WHAT YOU SHOULD DO: Return precisely the span of lines from the top of the material below to the line containing "10.8, 10.5, 9.9, 10.5, 10.5, 10.3]", both included. Pictures are excluded.

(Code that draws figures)
★ ★ ★ ★
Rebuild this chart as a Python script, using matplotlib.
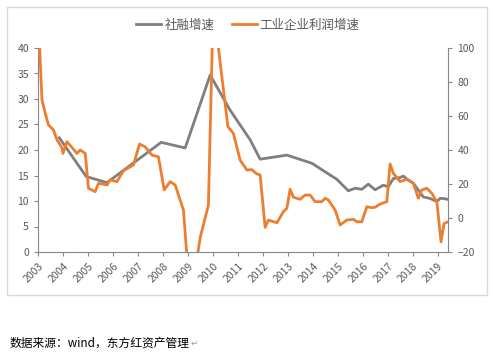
import numpy as np
import matplotlib
matplotlib.use("Agg")
import matplotlib.pyplot as plt
from matplotlib.patches import Rectangle

plt.rcParams['font.family'] = ['Noto Sans CJK SC', 'DejaVu Sans']

# 社融增速 (左轴)
tsf_t = [2003.85, 2004.93, 2005.76, 2007.93, 2008.89, 2009.89, 2010.69, 2011.49,
         2011.89, 2012.96, 2013.96, 2014.96, 2015.42, 2015.69, 2015.96, 2016.22,
         2016.49, 2016.82, 2017.02, 2017.22, 2017.49, 2017.62, 2017.76, 2018.02,
         2018.42, 2018.69, 2018.96, 2019.09, 2019.22, 2019.42]
tsf_v = [22.4, 14.8, 13.6, 21.5, 20.4, 34.7, 27.8, 22.0,
         18.2, 19.0, 17.4, 14.25, 12.0, 12.5, 12.3, 13.3,
         12.2, 13.1, 12.8, 14.4, 14.6, 14.9, 14.3, 13.5,
         10.8, 10.5, 9.9, 10.5, 10.5, 10.3]

# 工业企业利润增速 (右轴)
prof_t = [2003.02, 2003.16, 2003.29, 2003.42, 2003.62, 2003.76, 2003.96, 2004.0,
          2004.16, 2004.56, 2004.69, 2004.89, 2005.02, 2005.29, 2005.42, 2005.76,
          2005.89, 2006.16, 2006.42, 2006.82, 2007.06, 2007.29, 2007.56, 2007.82,
          2008.05, 2008.29, 2008.49, 2008.82, 2009.05, 2009.2, 2009.5, 2009.82,
          2010.0, 2010.22, 2010.6, 2010.82, 2011.09, 2011.36, 2011.55, 2011.75,
          2011.89, 2012.09, 2012.22, 2012.56, 2012.82, 2012.96, 2013.09, 2013.22,
          2013.49, 2013.69, 2013.89, 2014.09, 2014.36, 2014.49, 2014.62, 2014.89,
          2015.09, 2015.36, 2015.62, 2015.76, 2015.96, 2016.16, 2016.36, 2016.49,
          2016.69, 2016.96, 2017.09, 2017.22, 2017.49, 2017.76, 2018.02, 2018.22,
          2018.36, 2018.56, 2018.76, 2018.96, 2019.13, 2019.25, 2019.42]
prof_v = [115, 69.4, 61.6, 54.7, 51.8, 45.9, 41.2, 38,
          44.9, 38, 40, 38, 17.5, 15.5, 20.4, 19.4,
          22.4, 21.4, 27.8, 31.2, 43.5, 41.9, 37, 36,
          16.5, 21.4, 19.4, 4.7, -40, -38, -11, 7.6,
          118, 100, 53.7, 49.8, 34, 28.2, 28.5, 26,
          25.3, -5.5, -1.2, -2.8, 3.7, 5.7, 16.9, 12.2,
          11, 13.5, 13.5, 9.6, 9.6, 11.6, 10.6, 4.7,
          -4.1, -1.2, -0.8, -2.2, -2.2, 6.6, 6.1, 6.3,
          8.2, 9.6, 31.8, 26.3, 21.4, 22.8, 20.4, 11.6,
          16.5, 17.5, 14.5, 9.6, -14, -3.2, -2.2]

years = list(range(2003, 2020))

gray = '#7f7f7f'
orange = '#ED7D31'
txt = '#595959'
spine = '#868686'

fig = plt.figure(figsize=(4.93, 3.62), dpi=100)
fig.patches.append(Rectangle((7/493, 1-295/362), 480/493, 288/362, transform=fig.transFigure,
                             fill=False, edgecolor='#d9d9d9', linewidth=1))
ax = fig.add_axes([38/493, 1-252/362, (448.3-38)/493, 204/362])
ax2 = ax.twinx()

l1, = ax.plot(tsf_t, tsf_v, color=gray, lw=2.0, label='社融增速')
l2, = ax2.plot(prof_t, prof_v, color=orange, lw=2.0, label='工业企业利润增速')

ax.set_xlim(2003, 2019.42)
ax.set_ylim(0, 40)
ax2.set_ylim(-20, 100)
ax.set_yticks(np.arange(0, 41, 5))
ax2.set_yticks(np.arange(-20, 101, 20))
ax.set_xticks(years)
ax.set_xticklabels([str(y) for y in years], rotation=45, ha='right', rotation_mode='anchor')

for a in (ax, ax2):
    a.spines['top'].set_visible(False)
    for s in ('left', 'right', 'bottom'):
        a.spines[s].set_color(spine)
    a.tick_params(colors=spine, labelcolor=txt, labelsize=7.5, length=3, width=0.8)
ax.spines['right'].set_visible(False)
ax2.spines['left'].set_visible(False)
ax2.spines['bottom'].set_visible(False)

fig.legend(handles=[l1, l2], loc='center', bbox_to_anchor=(0.503, 0.931), ncol=2,
           frameon=False, fontsize=9, labelcolor=txt, handlelength=2.0, columnspacing=1.4,
           handletextpad=0.25)

fig.text(10/493, 1-343/362, '数据来源：wind，东方红资产管理', fontsize=8.5, color='black', va='center')
fig.text(191/493, 1-343/362, '↵', fontsize=6, color='#999999', va='center')

fig.savefig('out.png', dpi=100)
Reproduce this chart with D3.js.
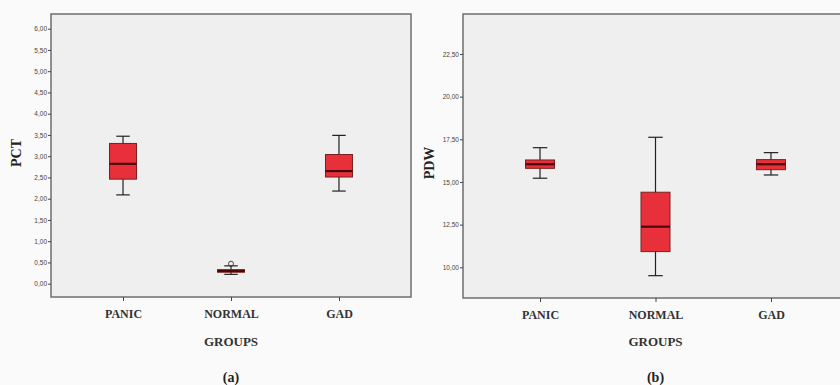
<!DOCTYPE html>
<html>
<head>
<meta charset="utf-8">
<script src="https://cdn.jsdelivr.net/npm/d3@7"></script>
<style>
  body { margin: 0; background: #fafafa; }
  svg { display: block; }
</style>
</head>
<body>
<div id="chart"></div>
<script>
var groups = ["PANIC", "NORMAL", "GAD"];

// box stats per group: [whiskerLow, q1, median, q3, whiskerHigh]
var pctStats = [
  [2.09, 2.46, 2.82, 3.30, 3.47],
  [0.22, 0.27, 0.30, 0.33, 0.42],
  [2.18, 2.51, 2.65, 3.04, 3.49]
];
var pctOutliers = [[], [0.47], []];
var pctTicks = [0, 0.5, 1, 1.5, 2, 2.5, 3, 3.5, 4, 4.5, 5, 5.5, 6];

var pdwStats = [
  [15.22, 15.80, 16.04, 16.29, 17.01],
  [9.51, 10.92, 12.38, 14.40, 17.62],
  [15.41, 15.72, 16.04, 16.31, 16.72]
];
var pdwOutliers = [[], [], []];
var pdwTicks = [10, 12.5, 15, 17.5, 20, 22.5];

var width = 840, height = 385;

var svg = d3.select("#chart").append("svg")
  .attr("width", width)
  .attr("height", height);

var fmt = function(v) { return d3.format(".2f")(v).replace(".", ","); };

function drawPanel(opt) {
  var x = d3.scalePoint()
    .domain(groups)
    .range([opt.left, opt.right])
    .padding(0.667);

  var y = d3.scaleLinear()
    .domain(opt.domain)
    .range([opt.bottom, opt.top]);

  var g = svg.append("g");

  g.append("rect")
    .attr("x", opt.left)
    .attr("y", opt.top)
    .attr("width", opt.right - opt.left)
    .attr("height", opt.bottom - opt.top)
    .attr("fill", "#efefef")
    .attr("stroke", "#6e6e6e")
    .attr("stroke-width", 1.5);

  // y axis
  var yAxis = g.append("g")
    .attr("transform", "translate(" + opt.left + ",0)")
    .call(d3.axisLeft(y).tickValues(opt.ticks).tickFormat(fmt).tickSize(3).tickPadding(1));
  yAxis.select(".domain").remove();
  yAxis.selectAll("line").attr("stroke", "#444");
  yAxis.selectAll("text")
    .attr("font-family", "Arial, 'Liberation Sans', sans-serif")
    .attr("font-size", 6.5)
    .attr("fill", "#444");

  // x axis
  var xAxis = g.append("g")
    .attr("transform", "translate(0," + opt.bottom + ")")
    .call(d3.axisBottom(x).tickSize(4).tickPadding(8));
  xAxis.select(".domain").remove();
  xAxis.selectAll("line").attr("stroke", "#444");
  xAxis.selectAll("text")
    .attr("font-family", "'Liberation Serif', 'Times New Roman', serif")
    .attr("font-weight", "bold")
    .attr("font-size", 12)
    .attr("fill", "#333");

  var boxW = opt.boxW;

  var box = g.selectAll(".box")
    .data(opt.stats)
    .enter()
    .append("g")
    .attr("transform", function(d, i) { return "translate(" + x(groups[i]) + ",0)"; });

  box.append("line")
    .attr("x1", 0).attr("x2", 0)
    .attr("y1", function(d) { return y(d[0]); })
    .attr("y2", function(d) { return y(d[4]); })
    .attr("stroke", "#222").attr("stroke-width", 1.2);

  box.selectAll(".cap")
    .data(function(d) { return [d[0], d[4]]; })
    .enter()
    .append("line")
    .attr("x1", -boxW / 4).attr("x2", boxW / 4)
    .attr("y1", function(v) { return y(v); })
    .attr("y2", function(v) { return y(v); })
    .attr("stroke", "#222").attr("stroke-width", 1.2);

  box.append("rect")
    .attr("x", -boxW / 2)
    .attr("width", boxW)
    .attr("y", function(d) { return y(d[3]); })
    .attr("height", function(d) { return Math.max(1, y(d[1]) - y(d[3])); })
    .attr("fill", "#e8303a")
    .attr("stroke", "#7a2020")
    .attr("stroke-width", 1);

  box.append("line")
    .attr("x1", -boxW / 2).attr("x2", boxW / 2)
    .attr("y1", function(d) { return y(d[2]); })
    .attr("y2", function(d) { return y(d[2]); })
    .attr("stroke", "#4a0808").attr("stroke-width", 2.2);

  box.selectAll(".out")
    .data(function(d, i) { return opt.outliers[i]; })
    .enter()
    .append("circle")
    .attr("cx", 0)
    .attr("cy", function(v) { return y(v); })
    .attr("r", 2.5)
    .attr("fill", "none")
    .attr("stroke", "#333")
    .attr("stroke-width", 0.9);

  // y title
  svg.append("text")
    .attr("transform", "translate(" + opt.yTitleX + "," + opt.yTitleY + ") rotate(-90)")
    .attr("text-anchor", "middle")
    .attr("font-family", "'Liberation Serif', 'Times New Roman', serif")
    .attr("font-weight", "bold")
    .attr("font-size", 14)
    .attr("fill", "#222")
    .text(opt.yTitle);

  var mid = x(groups[1]);

  svg.append("text")
    .attr("x", mid)
    .attr("y", 346)
    .attr("text-anchor", "middle")
    .attr("font-family", "'Liberation Serif', 'Times New Roman', serif")
    .attr("font-weight", "bold")
    .attr("font-size", 13)
    .attr("fill", "#333")
    .text("GROUPS");

  svg.append("text")
    .attr("x", mid)
    .attr("y", 382)
    .attr("text-anchor", "middle")
    .attr("font-family", "'Liberation Serif', 'Times New Roman', serif")
    .attr("font-weight", "bold")
    .attr("font-size", 14)
    .attr("fill", "#222")
    .text(opt.label);
}

// domains padded so that 0,00 sits at y=283.7 and 6,00 at y=28.7
drawPanel({
  left: 51, right: 411, top: 14, bottom: 297,
  domain: [-(297 - 283.7) / 42.5, 6 + (28.7 - 14) / 42.5],
  ticks: pctTicks,
  stats: pctStats,
  outliers: pctOutliers,
  boxW: 27,
  yTitle: "PCT", yTitleX: 21, yTitleY: 153,
  label: "(a)"
});

// 10,00 at y=267.3, 22,50 at y=54
drawPanel({
  left: 463, right: 848, top: 14, bottom: 298,
  domain: [10 - (298 - 267.3) / 17.07, 22.5 + (54 - 14) / 17.07],
  ticks: pdwTicks,
  stats: pdwStats,
  outliers: pdwOutliers,
  boxW: 29,
  yTitle: "PDW", yTitleX: 434, yTitleY: 163,
  label: "(b)"
});
</script>
</body>
</html>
★ ★ ★ ★
EXERCISE RESULT:
Rebuild this chart as a Python script, using matplotlib.
import numpy as np
import matplotlib
matplotlib.use("Agg")
import matplotlib.pyplot as plt
from matplotlib.patches import Rectangle

plt.rcParams['font.family'] = ['Noto Sans CJK SC', 'DejaVu Sans']

# 社融增速 (左轴)
tsf_t = [2003.85, 2004.93, 2005.76, 2007.93, 2008.89, 2009.89, 2010.69, 2011.49,
         2011.89, 2012.96, 2013.96, 2014.96, 2015.42, 2015.69, 2015.96, 2016.22,
         2016.49, 2016.82, 2017.02, 2017.22, 2017.49, 2017.62, 2017.76, 2018.02,
         2018.42, 2018.69, 2018.96, 2019.09, 2019.22, 2019.42]
tsf_v = [22.4, 14.8, 13.6, 21.5, 20.4, 34.7, 27.8, 22.0,
         18.2, 19.0, 17.4, 14.25, 12.0, 12.5, 12.3, 13.3,
         12.2, 13.1, 12.8, 14.4, 14.6, 14.9, 14.3, 13.5,
         10.8, 10.5, 9.9, 10.5, 10.5, 10.3]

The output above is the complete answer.